COLUMN: Answering questions about landfill revenue, state support of 2025 closure in Seneca Falls

Earlier this week on The Debrief Podcast a discussion about the future of Seneca Meadows in the town of Seneca Falls prompted co-host Ted Baker to pose a question about the Town’s financial future. It spurred concern from activists who have sought to see Local Law 3 of 2016 followed- and Seneca Meadows Landfill closed in 2025.

The question: Should residents be worried about landfill revenue and its impact on future taxes?

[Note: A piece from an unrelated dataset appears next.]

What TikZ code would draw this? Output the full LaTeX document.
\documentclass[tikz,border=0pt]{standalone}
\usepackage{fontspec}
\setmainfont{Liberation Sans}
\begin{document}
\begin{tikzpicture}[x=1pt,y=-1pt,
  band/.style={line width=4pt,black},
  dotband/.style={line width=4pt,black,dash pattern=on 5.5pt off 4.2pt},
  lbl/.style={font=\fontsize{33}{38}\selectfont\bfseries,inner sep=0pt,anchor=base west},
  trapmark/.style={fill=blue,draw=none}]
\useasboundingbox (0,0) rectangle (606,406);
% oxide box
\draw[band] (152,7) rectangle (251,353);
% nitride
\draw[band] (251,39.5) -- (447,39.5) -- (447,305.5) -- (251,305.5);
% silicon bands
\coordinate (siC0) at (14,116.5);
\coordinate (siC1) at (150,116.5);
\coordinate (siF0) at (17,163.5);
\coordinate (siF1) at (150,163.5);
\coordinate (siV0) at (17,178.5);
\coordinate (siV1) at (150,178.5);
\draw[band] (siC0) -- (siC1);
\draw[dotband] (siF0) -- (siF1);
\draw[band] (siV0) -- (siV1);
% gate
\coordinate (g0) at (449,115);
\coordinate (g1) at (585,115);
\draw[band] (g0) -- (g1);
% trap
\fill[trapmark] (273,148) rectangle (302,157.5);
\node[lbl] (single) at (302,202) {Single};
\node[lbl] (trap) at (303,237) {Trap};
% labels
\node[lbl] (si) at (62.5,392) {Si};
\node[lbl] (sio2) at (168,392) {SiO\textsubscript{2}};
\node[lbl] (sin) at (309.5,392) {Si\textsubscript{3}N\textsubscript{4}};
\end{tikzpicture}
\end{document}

The Town receives money from Seneca Meadows through a host agreement. The money has not been budgeted in its entirety in recent years, despite some claims otherwise. For a number of years, the host agreement has meant upwards of $3 million (or more) annually being sent to the Town by Seneca Meadows.

Here’s how much host agreement money has been used in the Town’s budget:

2018: $0
2019: $1,974,293
2020: $1,159,014.23
2021: $1,421,948

The proposal for 2022, so far, has indicated using $1,091,948 from the host agreement with Seneca Meadows for the Town’s budget. That has not been finalized yet.

Leftover revenue from the host agreement with Seneca Meadows has been placed into reserves, or used for various infrastructure projects. To date, the Town has approximately $9.9 million in reserve.

Advocates say the approach has been simple: Slowly remove landfill revenue from the Town’s budget equation each year. The idea being that while doing so taxes will not increase sharply at one time.

So, will $3 million be removed from the Town’s budget if the landfill closed? No. Not under the philosophy that the Town Board has operated in budgeting since 2018. If a future Town Board opted to use more of the landfill revenue, then that could be entirely possible.

What about the state’s role in closure? Will they allow Seneca Meadows to shutter in 2025?

A letter from Former State Senator Mike Nozzolio, dated March 30, 2016 when Local Law 3 was in the headlines for its adoption, breaks down the exact powers of the Town and New York State, as it moves through the process of enacting a Local Law 3, and mandating closure of Seneca Meadows.

“At my request, a legal analysis was conducted reviewing the applicable laws of New York State, the United States Code, local land use law, including the code of Seneca Falls, the Permit issued by the Town of Seneca Falls, and the Host Agreement the Town of Seneca Falls entered into with Seneca Meadows Landfill,” the letter to then-Town Board members begins. Counsel to the New York State Senate oversaw the review.

“While the New York State Department of Environmental Conservation can provide technical information, the Town of Seneca Falls is clearly the only appropriate government entity with the power and authority to compel Seneca Meadows to comply with Town law, and the Host Agreement, including site planning, permits, land use questions, and [future construction].”

In short, ‘home rule’ trumps any pressures that New York State might feel about one of the largest landfills closing.

What did that state Senate analysis find?

“The Town of Seneca Falls is the exclusive entity with the power and legal authority to determine the site location of a landfill, and whether such a landfill will be allowed to operate within its jurisdiction. Throughout our Nation’s history, our laws rightfully require critically important zoning and land use decisions to be made at the local government level. The New York State Senate has always been respectful of those laws. The enforcement of actions taken by local zoning boards, planning boards and Town Boards in their issuance of permits and other agreements, must be undertaken by the locality, and in the question posed by this analysis, that is the elected members of the Seneca Falls Town Board.”

Want to read the full-letter? Check it out here.

To be clear there is follow-up reporting to be done regarding the state’s role in closure.

Will New York State abide by existing legal precedent and home rule? Based on the Nozzolio letter and Senate Counsel analysis, the answer is the State should follow Seneca Falls’ lead. If Local Law 3 is on the books, then New York would have to abide by it, as much as the Town and Seneca Meadows would.